What does this mean for Trump?
What the Epstein case definitively demonstrates is how unchecked Trump has become in office and how low the bar has fallen in US standards of outrage.
US presidents from both sides of the house have been on the wrong side of the truth since time immemorial. Modern history alone has brought us Watergate, Iran-Contra, Lewinsky, Iraq, Snowden, drone use under-reporting – to name just a few.
All are cases in which most of the presidencies and political careers involved did not survive – tarnishing legacies at the very least – and were followed by extensive inquiries. Equally, all are products from cultures of governance that Trump asserted he would change by ushering in a new era of transparency.
In the past, evidence that an incumbent US president or presidential candidate previously had a close friendship with a convicted sex trafficker, with multiple ongoing accusations of heading an international paedophile ring, could have been enough to scupper any presidential aspirations.
Perhaps if Epstein had stood trial, the connection between the two would have made office untenable for Trump. As we all know, this is not what transpired.
As it stands, Trump has failed to deliver on a key tenet of his candidacy and a reality he has sold and curated for the last decade. Nothing new.

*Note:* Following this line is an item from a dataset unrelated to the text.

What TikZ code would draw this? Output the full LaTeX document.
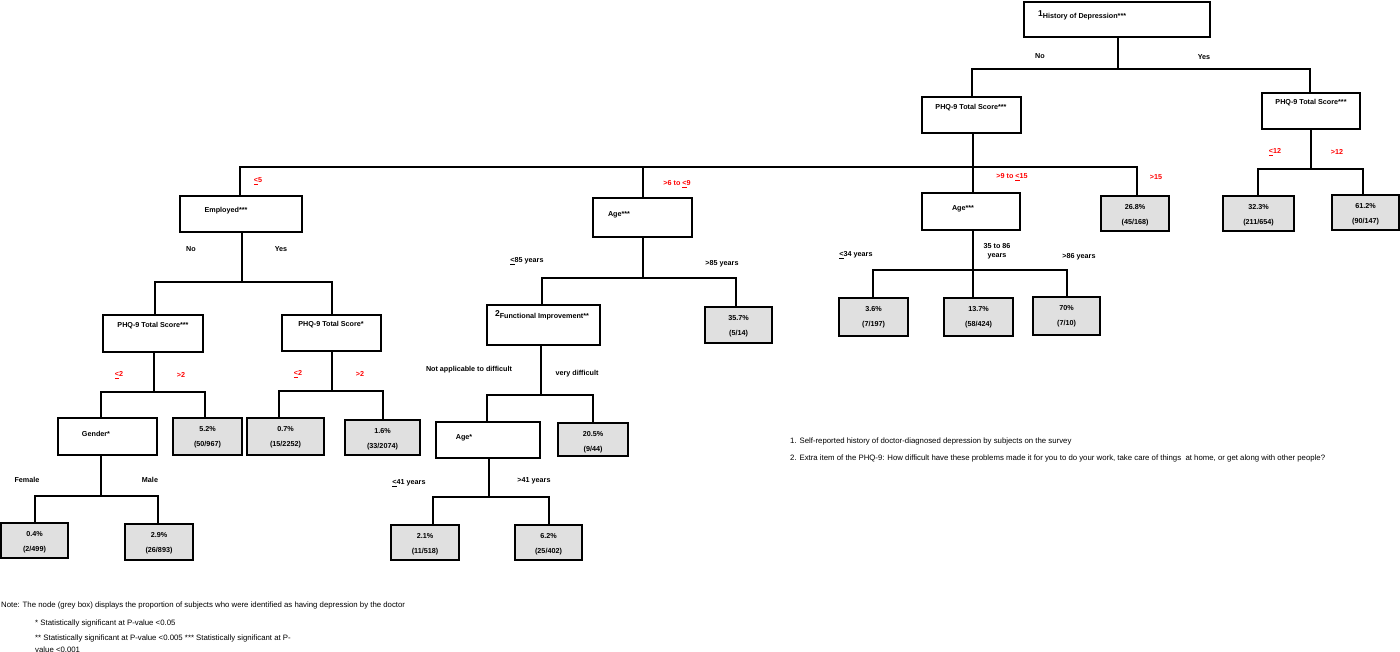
\documentclass[tikz,border=0pt]{standalone}
\usepackage{fontspec}
\setmainfont{Liberation Sans}
\begin{document}
\begin{tikzpicture}[x=1pt,y=-1pt,
  every node/.style={font=\fontsize{7.2}{8.5}\selectfont\bfseries, inner sep=0pt},
  ln/.style={line width=1.4pt},
  red/.style={text=red},
  nrm/.style={font=\fontsize{7.8}{9}\selectfont}]
\fill[white] (0,0) rectangle (1400,652);
\useasboundingbox (0,0) rectangle (1400,652);
\newcommand\bx[6]{\node[draw,line width=1.4pt,fill=#6,minimum width={#4-#2},minimum height={#5-#3}] (#1) at ({(#2+#4)/2},{(#3+#5)/2}) {};}
\newcommand\gv[7]{\bx{#1}{#2}{#3}{#4}{#5}{black!12}\node at ({(#2+#4)/2},{#3+11}) {#6};\node at ({(#2+#4)/2},{#3+27}) {#7};}
\newcommand\sups[1]{\raisebox{2pt}{\fontsize{8.5}{8.5}\selectfont #1}}
% boxes
\bx{root}{1024}{2}{1210}{37}{white}\node[anchor=west] at (1038,15) {\sups{1}History of Depression***};
\bx{pa}{922}{97}{1021}{133}{white}\node at (971,108) {PHQ-9 Total Score***};
\bx{pb}{1262}{93}{1360}{129}{white}\node at (1311,103) {PHQ-9 Total Score***};
\bx{emp}{180}{196}{302}{232}{white}\node at (226,211) {Employed***};
\bx{ag1}{593}{198}{692}{237}{white}\node at (619,215) {Age***};
\bx{ag2}{922}{193}{1020}{230}{white}\node at (963,209) {Age***};
\gv{v268}{1101}{196}{1169}{231}{26.8\%}{(45/168)}
\gv{v323}{1223}{196}{1294}{231}{32.3\%}{(211/654)}
\gv{v612}{1332}{195}{1399}{230}{61.2\%}{(90/147)}
\bx{pc}{103}{315}{203}{352}{white}\node at (153,326) {PHQ-9 Total Score***};
\bx{pd}{282}{315}{381}{351}{white}\node at (331,325) {PHQ-9 Total Score*};
\bx{gen}{58}{418}{157}{455}{white}\node at (96,434) {Gender*};
\gv{v52}{173}{418}{242}{455}{5.2\%}{(50/967)}
\gv{v07}{247}{418}{324}{455}{0.7\%}{(15/2252)}
\gv{v16}{345}{420}{420}{455}{1.6\%}{(33/2074)}
\gv{v04}{1}{523}{68}{558}{0.4\%}{(2/499)}
\gv{v29}{125}{524}{193}{560}{2.9\%}{(26/893)}
\bx{fi}{487}{305}{600}{345}{white}\node at (542,315) {\sups{2}Functional Improvement**};
\gv{v357}{705}{307}{772}{343}{35.7\%}{(5/14)}
\bx{ag3}{436}{422}{540}{458}{white}\node at (464,438) {Age*};
\gv{v205}{558}{423}{628}{456}{20.5\%}{(9/44)}
\gv{v21}{391}{525}{459}{560}{2.1\%}{(11/518)}
\gv{v62}{515}{525}{582}{560}{6.2\%}{(25/402)}
\gv{v36}{839}{298}{908}{336}{3.6\%}{(7/197)}
\gv{v137}{944}{298}{1013}{336}{13.7\%}{(58/424)}
\gv{v70}{1033}{297}{1100}{335}{70\%}{(7/10)}
% connectors
\coordinate (j0) at (1118,69);
\draw[ln] (root.south-|j0) -- (j0); \draw[ln] (pa.north-|972,0) |- (j0) -| (pb.north-|1310,0);
\coordinate (j1) at (973,167);
\draw[ln] (pa.south-|j1) -- (j1);
\draw[ln] (emp.north-|240,0) |- (j1) -| (v268.north-|1137,0);
\draw[ln] (ag1.north-|643,0) -- (643,167);
\draw[ln] (ag2.north-|j1) -- (j1);
\coordinate (j2) at (1311,169);
\draw[ln] (pb.south-|j2) -- (j2); \draw[ln] (v323.north-|1258,0) |- (j2) -| (v612.north-|1363,0);
\coordinate (j3) at (242,282);
\draw[ln] (emp.south-|j3) -- (j3); \draw[ln] (pc.north-|155,0) |- (j3) -| (pd.north-|332,0);
\coordinate (j4) at (154,392);
\draw[ln] (pc.south-|j4) -- (j4); \draw[ln] (gen.north-|101,0) |- (j4) -| (v52.north-|205,0);
\coordinate (j5) at (332,391);
\draw[ln] (pd.south-|j5) -- (j5); \draw[ln] (v07.north-|279,0) |- (j5) -| (v16.north-|383,0);
\coordinate (j6) at (101,496);
\draw[ln] (gen.south-|j6) -- (j6); \draw[ln] (v04.north-|35,0) |- (j6) -| (v29.north-|158,0);
\coordinate (j7) at (643,278);
\draw[ln] (ag1.south-|j7) -- (j7); \draw[ln] (fi.north-|542,0) |- (j7) -| (v357.north-|736,0);
\coordinate (j8) at (541,395);
\draw[ln] (fi.south-|j8) -- (j8); \draw[ln] (ag3.north-|487,0) |- (j8) -| (v205.north-|593,0);
\coordinate (j9) at (489,497);
\draw[ln] (ag3.south-|j9) -- (j9); \draw[ln] (v21.north-|433,0) |- (j9) -| (v62.north-|549,0);
\coordinate (j10) at (973,270);
\draw[ln] (ag2.south-|j10) -- (j10); \draw[ln] (v36.north-|873,0) |- (j10) -| (v70.north-|1067,0);
\draw[ln] (v137.north-|j10) -- (j10);
% labels
\node at (1040,56) {No}; \node at (1204,57) {Yes};
\node[red] at (258,181) {\underline{<}5};
\node[red] at (677,184) {>6 to \underline{<}9};
\node[red] at (1012,177) {>9 to \underline{<}15};
\node[red] at (1156,177) {>15};
\node[red] at (1275,152) {\underline{<}12};
\node[red] at (1337,152) {>12};
\node at (191,249) {No}; \node at (281,249) {Yes};
\node[red] at (119,375) {\underline{<}2}; \node[red] at (181,375) {>2};
\node[red] at (298,374) {\underline{<}2}; \node[red] at (360,374) {>2};
\node at (27,480) {Female}; \node at (150,480) {Male};
\node at (527,261) {\underline{<}85 years}; \node at (722,264) {>85 years};
\node at (469,370) {Not applicable to difficult}; \node at (577,374) {very difficult};
\node at (409,483) {\underline{<}41 years}; \node at (534,481) {>41 years};
\node at (856,255) {\underline{<}34 years};
\node[align=center] at (997,251) {35 to 86\\[1pt]years};
\node at (1079,257) {>86 years};
\node[nrm,anchor=west] at (790,441) {1. Self-reported history of doctor-diagnosed depression by subjects on the survey};
\node[nrm,anchor=west] at (790,458) {2. Extra item of the PHQ-9: How difficult have these problems made it for you to do your work, take care of things\ \ at home, or get along with other people?};
\node[nrm,anchor=west] at (1,605) {Note: The node (grey box) displays the proportion of subjects who were identified as having depression by the doctor};
\node[nrm,anchor=west] at (35,623) {* Statistically significant at P-value <0.05};
\node[nrm,anchor=west] at (35,638) {** Statistically significant at P-value <0.005 *** Statistically significant at P-};
\node[nrm,anchor=west] at (35,650) {value <0.001};
\end{tikzpicture}
\end{document}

But for once, a rare fracture in his Teflon seems to be weakening the rest of his impunity. That Epstein could be the mistruth acting as the catalyst in breaking Trump's chokehold on the US says a lot for the erosion of political discourse and how far tolerance for contradictions and dishonesty has stretched.
It might be premature, but some assurance should be taken from the notion that a threshold of acceptance does actually exist.
With further foreign intervention in Ukraine and the Middle East imminent, risky flip-flop approaches to trade, and mishandling of the Texas floods, Trump seems ignorant of the associated future risks of alienating his most ardent followers, a key demographic of consistent voters whose numbers he has always relied on and will need again come the midterms next year.
This is especially if he wants to maintain the largely unchecked freedom he has so far enjoyed in his second term.